Raw data »
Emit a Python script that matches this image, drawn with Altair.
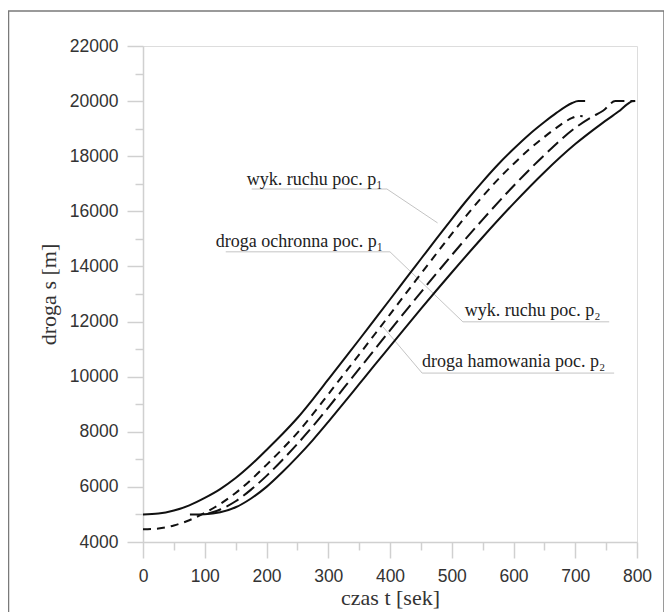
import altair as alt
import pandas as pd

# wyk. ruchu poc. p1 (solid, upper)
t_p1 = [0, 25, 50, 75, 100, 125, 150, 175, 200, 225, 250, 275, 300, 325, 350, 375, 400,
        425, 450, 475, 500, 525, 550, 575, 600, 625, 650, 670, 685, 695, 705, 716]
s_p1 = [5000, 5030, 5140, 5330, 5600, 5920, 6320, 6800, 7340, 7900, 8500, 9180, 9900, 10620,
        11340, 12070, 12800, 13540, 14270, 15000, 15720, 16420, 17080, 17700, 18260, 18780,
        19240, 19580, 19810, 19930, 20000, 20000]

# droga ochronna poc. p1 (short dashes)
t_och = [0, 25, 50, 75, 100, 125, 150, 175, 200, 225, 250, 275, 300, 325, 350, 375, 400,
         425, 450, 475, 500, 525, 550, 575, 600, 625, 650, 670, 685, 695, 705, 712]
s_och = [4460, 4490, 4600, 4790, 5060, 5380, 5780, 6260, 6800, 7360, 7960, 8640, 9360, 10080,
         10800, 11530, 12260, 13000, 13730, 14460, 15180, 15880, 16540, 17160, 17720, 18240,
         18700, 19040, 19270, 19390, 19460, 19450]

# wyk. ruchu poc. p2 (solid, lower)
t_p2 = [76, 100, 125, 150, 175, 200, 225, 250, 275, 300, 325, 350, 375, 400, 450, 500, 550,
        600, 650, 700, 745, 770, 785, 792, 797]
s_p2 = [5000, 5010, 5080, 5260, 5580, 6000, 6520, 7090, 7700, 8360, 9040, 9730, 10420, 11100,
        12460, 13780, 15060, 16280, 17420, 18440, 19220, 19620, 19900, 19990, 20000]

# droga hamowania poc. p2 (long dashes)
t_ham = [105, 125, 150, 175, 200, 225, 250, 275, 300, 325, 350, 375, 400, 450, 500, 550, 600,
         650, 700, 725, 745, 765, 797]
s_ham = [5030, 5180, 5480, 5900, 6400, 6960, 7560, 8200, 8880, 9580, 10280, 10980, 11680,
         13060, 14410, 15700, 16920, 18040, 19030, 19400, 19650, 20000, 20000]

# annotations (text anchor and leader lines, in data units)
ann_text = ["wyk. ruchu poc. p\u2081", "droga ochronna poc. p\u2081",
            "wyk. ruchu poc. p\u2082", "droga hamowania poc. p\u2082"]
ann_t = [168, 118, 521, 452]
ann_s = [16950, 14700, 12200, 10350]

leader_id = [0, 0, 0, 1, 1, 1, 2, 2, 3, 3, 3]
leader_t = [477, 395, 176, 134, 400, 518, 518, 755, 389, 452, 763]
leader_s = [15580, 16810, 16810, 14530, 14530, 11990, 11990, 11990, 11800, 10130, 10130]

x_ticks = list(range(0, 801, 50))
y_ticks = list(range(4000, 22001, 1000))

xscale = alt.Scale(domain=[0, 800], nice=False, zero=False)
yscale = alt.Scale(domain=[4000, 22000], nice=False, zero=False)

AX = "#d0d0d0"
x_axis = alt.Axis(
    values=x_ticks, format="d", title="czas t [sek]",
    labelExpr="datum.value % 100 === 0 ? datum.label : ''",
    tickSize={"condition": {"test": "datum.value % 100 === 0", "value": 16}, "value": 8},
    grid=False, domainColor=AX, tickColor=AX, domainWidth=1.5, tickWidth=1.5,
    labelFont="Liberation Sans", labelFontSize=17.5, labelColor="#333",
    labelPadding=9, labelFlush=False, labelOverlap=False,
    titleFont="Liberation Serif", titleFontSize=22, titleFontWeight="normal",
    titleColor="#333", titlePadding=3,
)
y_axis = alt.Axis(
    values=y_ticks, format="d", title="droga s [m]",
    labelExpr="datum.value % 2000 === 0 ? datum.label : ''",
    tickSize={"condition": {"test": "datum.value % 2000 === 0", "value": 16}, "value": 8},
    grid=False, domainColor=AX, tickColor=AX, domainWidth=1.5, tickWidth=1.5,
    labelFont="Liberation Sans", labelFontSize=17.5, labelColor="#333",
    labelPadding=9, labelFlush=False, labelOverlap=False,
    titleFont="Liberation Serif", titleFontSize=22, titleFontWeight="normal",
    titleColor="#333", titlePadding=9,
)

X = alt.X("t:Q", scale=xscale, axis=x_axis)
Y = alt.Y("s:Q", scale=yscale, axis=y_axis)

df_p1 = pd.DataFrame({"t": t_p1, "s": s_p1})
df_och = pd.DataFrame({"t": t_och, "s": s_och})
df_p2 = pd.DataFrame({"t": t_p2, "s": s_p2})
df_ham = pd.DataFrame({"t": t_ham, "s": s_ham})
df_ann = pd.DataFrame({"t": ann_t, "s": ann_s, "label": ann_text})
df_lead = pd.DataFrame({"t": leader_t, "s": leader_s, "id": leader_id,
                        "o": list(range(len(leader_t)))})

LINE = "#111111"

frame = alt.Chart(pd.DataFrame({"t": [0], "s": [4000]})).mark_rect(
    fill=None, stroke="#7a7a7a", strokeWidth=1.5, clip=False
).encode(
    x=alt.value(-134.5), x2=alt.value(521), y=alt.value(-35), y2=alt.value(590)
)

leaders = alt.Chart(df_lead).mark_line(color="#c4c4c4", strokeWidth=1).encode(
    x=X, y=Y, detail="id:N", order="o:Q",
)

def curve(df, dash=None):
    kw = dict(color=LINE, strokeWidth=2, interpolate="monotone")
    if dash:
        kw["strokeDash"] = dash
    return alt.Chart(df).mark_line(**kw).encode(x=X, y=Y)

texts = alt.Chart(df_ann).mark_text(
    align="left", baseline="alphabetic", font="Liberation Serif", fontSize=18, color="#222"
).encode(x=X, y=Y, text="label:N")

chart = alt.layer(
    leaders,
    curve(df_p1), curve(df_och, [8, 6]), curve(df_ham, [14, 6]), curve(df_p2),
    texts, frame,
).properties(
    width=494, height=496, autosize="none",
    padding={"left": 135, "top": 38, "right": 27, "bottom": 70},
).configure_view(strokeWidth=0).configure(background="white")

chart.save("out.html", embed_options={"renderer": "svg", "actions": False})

Requirement » Restate the material word for word from its first line through the line containing "19900, 19990, 20000]", both included; the pictures do not belong in it.

Response to the exercise »
Emit a Python script that matches this image, drawn with Altair.
import altair as alt
import pandas as pd

# wyk. ruchu poc. p1 (solid, upper)
t_p1 = [0, 25, 50, 75, 100, 125, 150, 175, 200, 225, 250, 275, 300, 325, 350, 375, 400,
        425, 450, 475, 500, 525, 550, 575, 600, 625, 650, 670, 685, 695, 705, 716]
s_p1 = [5000, 5030, 5140, 5330, 5600, 5920, 6320, 6800, 7340, 7900, 8500, 9180, 9900, 10620,
        11340, 12070, 12800, 13540, 14270, 15000, 15720, 16420, 17080, 17700, 18260, 18780,
        19240, 19580, 19810, 19930, 20000, 20000]

# droga ochronna poc. p1 (short dashes)
t_och = [0, 25, 50, 75, 100, 125, 150, 175, 200, 225, 250, 275, 300, 325, 350, 375, 400,
         425, 450, 475, 500, 525, 550, 575, 600, 625, 650, 670, 685, 695, 705, 712]
s_och = [4460, 4490, 4600, 4790, 5060, 5380, 5780, 6260, 6800, 7360, 7960, 8640, 9360, 10080,
         10800, 11530, 12260, 13000, 13730, 14460, 15180, 15880, 16540, 17160, 17720, 18240,
         18700, 19040, 19270, 19390, 19460, 19450]

# wyk. ruchu poc. p2 (solid, lower)
t_p2 = [76, 100, 125, 150, 175, 200, 225, 250, 275, 300, 325, 350, 375, 400, 450, 500, 550,
        600, 650, 700, 745, 770, 785, 792, 797]
s_p2 = [5000, 5010, 5080, 5260, 5580, 6000, 6520, 7090, 7700, 8360, 9040, 9730, 10420, 11100,
        12460, 13780, 15060, 16280, 17420, 18440, 19220, 19620, 19900, 19990, 20000]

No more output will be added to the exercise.